>> Start
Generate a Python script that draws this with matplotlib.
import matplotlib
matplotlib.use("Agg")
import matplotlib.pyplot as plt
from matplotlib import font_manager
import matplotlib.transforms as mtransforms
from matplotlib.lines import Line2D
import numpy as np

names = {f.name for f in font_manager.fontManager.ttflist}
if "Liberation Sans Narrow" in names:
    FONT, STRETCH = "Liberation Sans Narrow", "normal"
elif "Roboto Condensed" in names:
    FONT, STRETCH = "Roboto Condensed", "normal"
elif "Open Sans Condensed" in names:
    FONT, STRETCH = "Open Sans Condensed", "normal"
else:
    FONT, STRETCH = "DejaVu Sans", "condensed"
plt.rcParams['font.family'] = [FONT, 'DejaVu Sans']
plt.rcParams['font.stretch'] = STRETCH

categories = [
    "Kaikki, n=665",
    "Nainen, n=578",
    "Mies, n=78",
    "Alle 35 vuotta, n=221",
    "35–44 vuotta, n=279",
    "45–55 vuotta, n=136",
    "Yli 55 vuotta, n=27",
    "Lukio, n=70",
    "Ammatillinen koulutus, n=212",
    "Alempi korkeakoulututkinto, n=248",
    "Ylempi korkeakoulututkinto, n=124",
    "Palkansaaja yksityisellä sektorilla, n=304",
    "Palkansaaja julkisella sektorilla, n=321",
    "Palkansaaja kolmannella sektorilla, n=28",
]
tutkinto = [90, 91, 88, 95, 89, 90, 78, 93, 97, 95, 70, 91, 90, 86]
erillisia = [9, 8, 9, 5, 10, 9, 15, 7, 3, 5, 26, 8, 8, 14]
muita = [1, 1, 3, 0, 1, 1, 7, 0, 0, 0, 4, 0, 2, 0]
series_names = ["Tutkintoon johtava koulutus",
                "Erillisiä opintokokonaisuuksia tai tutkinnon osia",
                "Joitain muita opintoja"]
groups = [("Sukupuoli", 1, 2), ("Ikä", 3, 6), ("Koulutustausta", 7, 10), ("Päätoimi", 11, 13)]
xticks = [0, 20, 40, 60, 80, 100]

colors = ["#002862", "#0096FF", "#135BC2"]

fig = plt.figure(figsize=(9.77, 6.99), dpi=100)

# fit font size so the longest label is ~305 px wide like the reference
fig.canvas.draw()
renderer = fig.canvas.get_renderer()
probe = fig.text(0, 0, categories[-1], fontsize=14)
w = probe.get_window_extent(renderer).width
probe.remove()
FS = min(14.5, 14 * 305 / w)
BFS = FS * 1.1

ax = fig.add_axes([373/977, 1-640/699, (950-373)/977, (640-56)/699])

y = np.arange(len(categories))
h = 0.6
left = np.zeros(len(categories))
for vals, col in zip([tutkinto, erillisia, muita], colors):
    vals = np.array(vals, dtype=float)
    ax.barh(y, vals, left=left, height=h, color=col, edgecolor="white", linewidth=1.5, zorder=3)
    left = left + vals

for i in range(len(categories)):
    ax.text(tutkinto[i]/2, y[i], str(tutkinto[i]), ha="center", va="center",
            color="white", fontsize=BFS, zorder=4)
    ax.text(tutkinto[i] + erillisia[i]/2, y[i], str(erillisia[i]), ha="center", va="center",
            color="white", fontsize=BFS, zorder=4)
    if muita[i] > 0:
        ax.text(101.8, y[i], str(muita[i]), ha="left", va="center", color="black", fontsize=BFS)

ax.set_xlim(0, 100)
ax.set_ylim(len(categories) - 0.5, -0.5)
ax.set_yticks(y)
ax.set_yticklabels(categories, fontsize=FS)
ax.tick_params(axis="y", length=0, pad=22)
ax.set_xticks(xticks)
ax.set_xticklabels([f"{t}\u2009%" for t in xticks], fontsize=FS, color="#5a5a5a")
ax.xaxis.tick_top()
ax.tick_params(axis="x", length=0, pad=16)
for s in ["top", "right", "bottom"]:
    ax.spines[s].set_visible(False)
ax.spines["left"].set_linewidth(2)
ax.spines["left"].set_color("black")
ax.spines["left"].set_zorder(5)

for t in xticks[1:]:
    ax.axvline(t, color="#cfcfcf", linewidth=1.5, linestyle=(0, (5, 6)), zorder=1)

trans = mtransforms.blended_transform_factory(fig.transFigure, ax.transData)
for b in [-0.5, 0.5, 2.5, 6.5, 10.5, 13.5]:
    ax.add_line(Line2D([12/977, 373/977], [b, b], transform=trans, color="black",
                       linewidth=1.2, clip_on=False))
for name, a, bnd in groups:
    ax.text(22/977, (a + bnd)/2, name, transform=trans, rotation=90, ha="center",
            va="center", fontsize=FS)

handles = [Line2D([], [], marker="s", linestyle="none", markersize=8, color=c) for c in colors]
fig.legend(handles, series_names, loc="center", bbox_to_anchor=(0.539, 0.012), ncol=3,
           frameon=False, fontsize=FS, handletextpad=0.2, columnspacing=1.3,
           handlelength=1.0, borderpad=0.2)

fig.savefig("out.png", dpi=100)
>> End
■ **Your goal**
Copy all of the data. Keep every word exactly as it is.

■ **Full output**
Generate a Python script that draws this with matplotlib.
import matplotlib
matplotlib.use("Agg")
import matplotlib.pyplot as plt
from matplotlib import font_manager
import matplotlib.transforms as mtransforms
from matplotlib.lines import Line2D
import numpy as np

names = {f.name for f in font_manager.fontManager.ttflist}
if "Liberation Sans Narrow" in names:
    FONT, STRETCH = "Liberation Sans Narrow", "normal"
elif "Roboto Condensed" in names:
    FONT, STRETCH = "Roboto Condensed", "normal"
elif "Open Sans Condensed" in names:
    FONT, STRETCH = "Open Sans Condensed", "normal"
else:
    FONT, STRETCH = "DejaVu Sans", "condensed"
plt.rcParams['font.family'] = [FONT, 'DejaVu Sans']
plt.rcParams['font.stretch'] = STRETCH

categories = [
    "Kaikki, n=665",
    "Nainen, n=578",
    "Mies, n=78",
    "Alle 35 vuotta, n=221",
    "35–44 vuotta, n=279",
    "45–55 vuotta, n=136",
    "Yli 55 vuotta, n=27",
    "Lukio, n=70",
    "Ammatillinen koulutus, n=212",
    "Alempi korkeakoulututkinto, n=248",
    "Ylempi korkeakoulututkinto, n=124",
    "Palkansaaja yksityisellä sektorilla, n=304",
    "Palkansaaja julkisella sektorilla, n=321",
    "Palkansaaja kolmannella sektorilla, n=28",
]
tutkinto = [90, 91, 88, 95, 89, 90, 78, 93, 97, 95, 70, 91, 90, 86]
erillisia = [9, 8, 9, 5, 10, 9, 15, 7, 3, 5, 26, 8, 8, 14]
muita = [1, 1, 3, 0, 1, 1, 7, 0, 0, 0, 4, 0, 2, 0]
series_names = ["Tutkintoon johtava koulutus",
                "Erillisiä opintokokonaisuuksia tai tutkinnon osia",
                "Joitain muita opintoja"]
groups = [("Sukupuoli", 1, 2), ("Ikä", 3, 6), ("Koulutustausta", 7, 10), ("Päätoimi", 11, 13)]
xticks = [0, 20, 40, 60, 80, 100]

colors = ["#002862", "#0096FF", "#135BC2"]

fig = plt.figure(figsize=(9.77, 6.99), dpi=100)

# fit font size so the longest label is ~305 px wide like the reference
fig.canvas.draw()
renderer = fig.canvas.get_renderer()
probe = fig.text(0, 0, categories[-1], fontsize=14)
w = probe.get_window_extent(renderer).width
probe.remove()
FS = min(14.5, 14 * 305 / w)
BFS = FS * 1.1

ax = fig.add_axes([373/977, 1-640/699, (950-373)/977, (640-56)/699])

y = np.arange(len(categories))
h = 0.6
left = np.zeros(len(categories))
for vals, col in zip([tutkinto, erillisia, muita], colors):
    vals = np.array(vals, dtype=float)
    ax.barh(y, vals, left=left, height=h, color=col, edgecolor="white", linewidth=1.5, zorder=3)
    left = left + vals

for i in range(len(categories)):
    ax.text(tutkinto[i]/2, y[i], str(tutkinto[i]), ha="center", va="center",
            color="white", fontsize=BFS, zorder=4)
    ax.text(tutkinto[i] + erillisia[i]/2, y[i], str(erillisia[i]), ha="center", va="center",
            color="white", fontsize=BFS, zorder=4)
    if muita[i] > 0:
        ax.text(101.8, y[i], str(muita[i]), ha="left", va="center", color="black", fontsize=BFS)

ax.set_xlim(0, 100)
ax.set_ylim(len(categories) - 0.5, -0.5)
ax.set_yticks(y)
ax.set_yticklabels(categories, fontsize=FS)
ax.tick_params(axis="y", length=0, pad=22)
ax.set_xticks(xticks)
ax.set_xticklabels([f"{t}\u2009%" for t in xticks], fontsize=FS, color="#5a5a5a")
ax.xaxis.tick_top()
ax.tick_params(axis="x", length=0, pad=16)
for s in ["top", "right", "bottom"]:
    ax.spines[s].set_visible(False)
ax.spines["left"].set_linewidth(2)
ax.spines["left"].set_color("black")
ax.spines["left"].set_zorder(5)

for t in xticks[1:]:
    ax.axvline(t, color="#cfcfcf", linewidth=1.5, linestyle=(0, (5, 6)), zorder=1)

trans = mtransforms.blended_transform_factory(fig.transFigure, ax.transData)
for b in [-0.5, 0.5, 2.5, 6.5, 10.5, 13.5]:
    ax.add_line(Line2D([12/977, 373/977], [b, b], transform=trans, color="black",
                       linewidth=1.2, clip_on=False))
for name, a, bnd in groups:
    ax.text(22/977, (a + bnd)/2, name, transform=trans, rotation=90, ha="center",
            va="center", fontsize=FS)

handles = [Line2D([], [], marker="s", linestyle="none", markersize=8, color=c) for c in colors]
fig.legend(handles, series_names, loc="center", bbox_to_anchor=(0.539, 0.012), ncol=3,
           frameon=False, fontsize=FS, handletextpad=0.2, columnspacing=1.3,
           handlelength=1.0, borderpad=0.2)

fig.savefig("out.png", dpi=100)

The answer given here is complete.